September 2018 - Welcome



Die Fingerprints

Of Pirates and Buccaneers

VSS Submissions

We are all caught up on posting things to the web site and now have 944 coins with detailed discussion and high resolution images.  Our total images for viewing has hit almost 10,000 and will crest that number later this year.


In our last batch there were no toned coins, but in the next group there will be some coins of interest.


PCGS Submissions

We also have a group of raw coins to send in to PCGS that are all VAMs that they certify.  This group has been building for almost a year and will give us a little cushion in case some others don't grade along the way.


The 1,000 Coin Mark

For the past year our goal has been to take the collection to 1,000 coins and see where that gets us with a full set of VAMs for this series.  We also keep a Collector's Showcase going on PCGS as a way of seeing just how many graded coins we have since some are always in the works with JB.


Well we have now hit the 1,000 coins in the showcase so our challenge is to get the final coins back from JB for VAM confirmation and photography.  Then we take stock of things before moving ahead.


We have a large group of coins to send to VSS when we can package them up and this will put us very close to our 1,000 coin goal.


LVA Submissions

There is one coin in an earlier submission that will need LVA examination when possible.  We also want to get some clarification on several VAMs that we think may be duplicates and we will submit these to Leroy also.
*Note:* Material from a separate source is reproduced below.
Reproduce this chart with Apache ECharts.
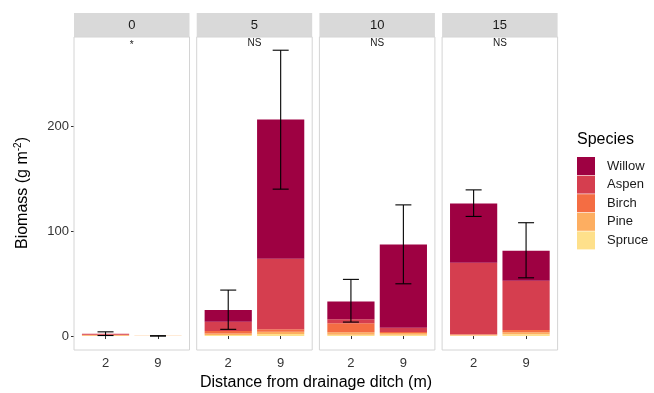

Reverse Dies and Associations

Die a - VAMs 1A, 1B1, 1B2, 18, 43, 49

Die b - VAMs 2, 2A, 2B

Die c - VAM 5

Die e - VAMs 7 and 45

Die f - VAM 8

Die g - VAMs 9.1 and 46

Die i - VAMs 11 and 69

Die j - VAM 12

Die k - VAM 13

Die m - VAM 25

Die o - VAMs 36 and 38

Die q - VAM 44

Die s - VAM 62


Reverse Die d

The logical place for us to continue our study is of the reverse dies as we have exhausted the obverse dies for now.  So in September we pick back up with this study in that area with Die d.


Die d is associated with only two VAMs, 6 and 6A.  The distinguishing difference in the two VAMs is the obverse spike in the upper loop of the first 8 on VAM 6A, and the die with no spike for VAM 6.  The common characteristic is the O mint mark tilted left, not a very exciting feature.


This analysis is almost impossible for die cracks because we have only one mint state coin for the two VAMs, and it is a badly toned VAM 6.


VAM 6 - O Tilted Left

20764753    Mint State 60


This Mint State example of VAM 6 shows no reverse die cracks or breaks, but it is a lone example.  The obverse die is Die 1, but with no Spike in 8.  Larger images for the VAM 6 Die Matrix are shown here.


VAM 6A - Spike in 8, O Tilted Left

28502816   Very Good 08


We have only two examples of VAM 6A and neither is Mint State, so conclusions about die cracks are hard to draw.  We will revisit this one when we have some Mint State examples.


When we look at coins that come from treasure hoards we often think of buried treasure, and that can lead us to pirates or buccaneers, and privateers.  Our focus on coins can force us to overlook the reality of the life and times in which they lived.

In his book Under the Black Flag, David Cordlingly does a nice job of pulling back the curtain and having us see the real world in which these men (women were the exception and not the rule) operated.  Sometimes heroes, and sometimes villains, those who operated at the edge of society led rough and violent lives.


The times were difficult for those who lived within the bounds of society, but for these men everything seems to have been exaggerated.  When free life was violent but could also be rewarding.  But when captured life was short and often dealt with brutally by the state.


This is an interesting and easily read book that we think is worth the time if you have any interest in the people and wealth that often accompanied their lifestyles.


Making Coins

With some time and a little effort a number of videos can be located on YouTube that explain the current and historical methods of coin making.  We located this one and we believe posted it once before, but it is worth another look if you are new to VAMing.  This appears to be from the 1940's and the process is about half way between the Morgan Dollar era and today.

The video isn't entirely accurate since they use the term "die" to represent both the hub and die interchangeably, but if you have a little knowledge you can read between the lines.


The video has a lot of useful demonstrations of the Janvier Lathe, annealing ovens, planchet production and preparation, rolling presses, die press, coin press.  In this video many of the processes are automated, but the steps are the same as the late 1800's.


It is definitely worth the ten minutes it takes to watch.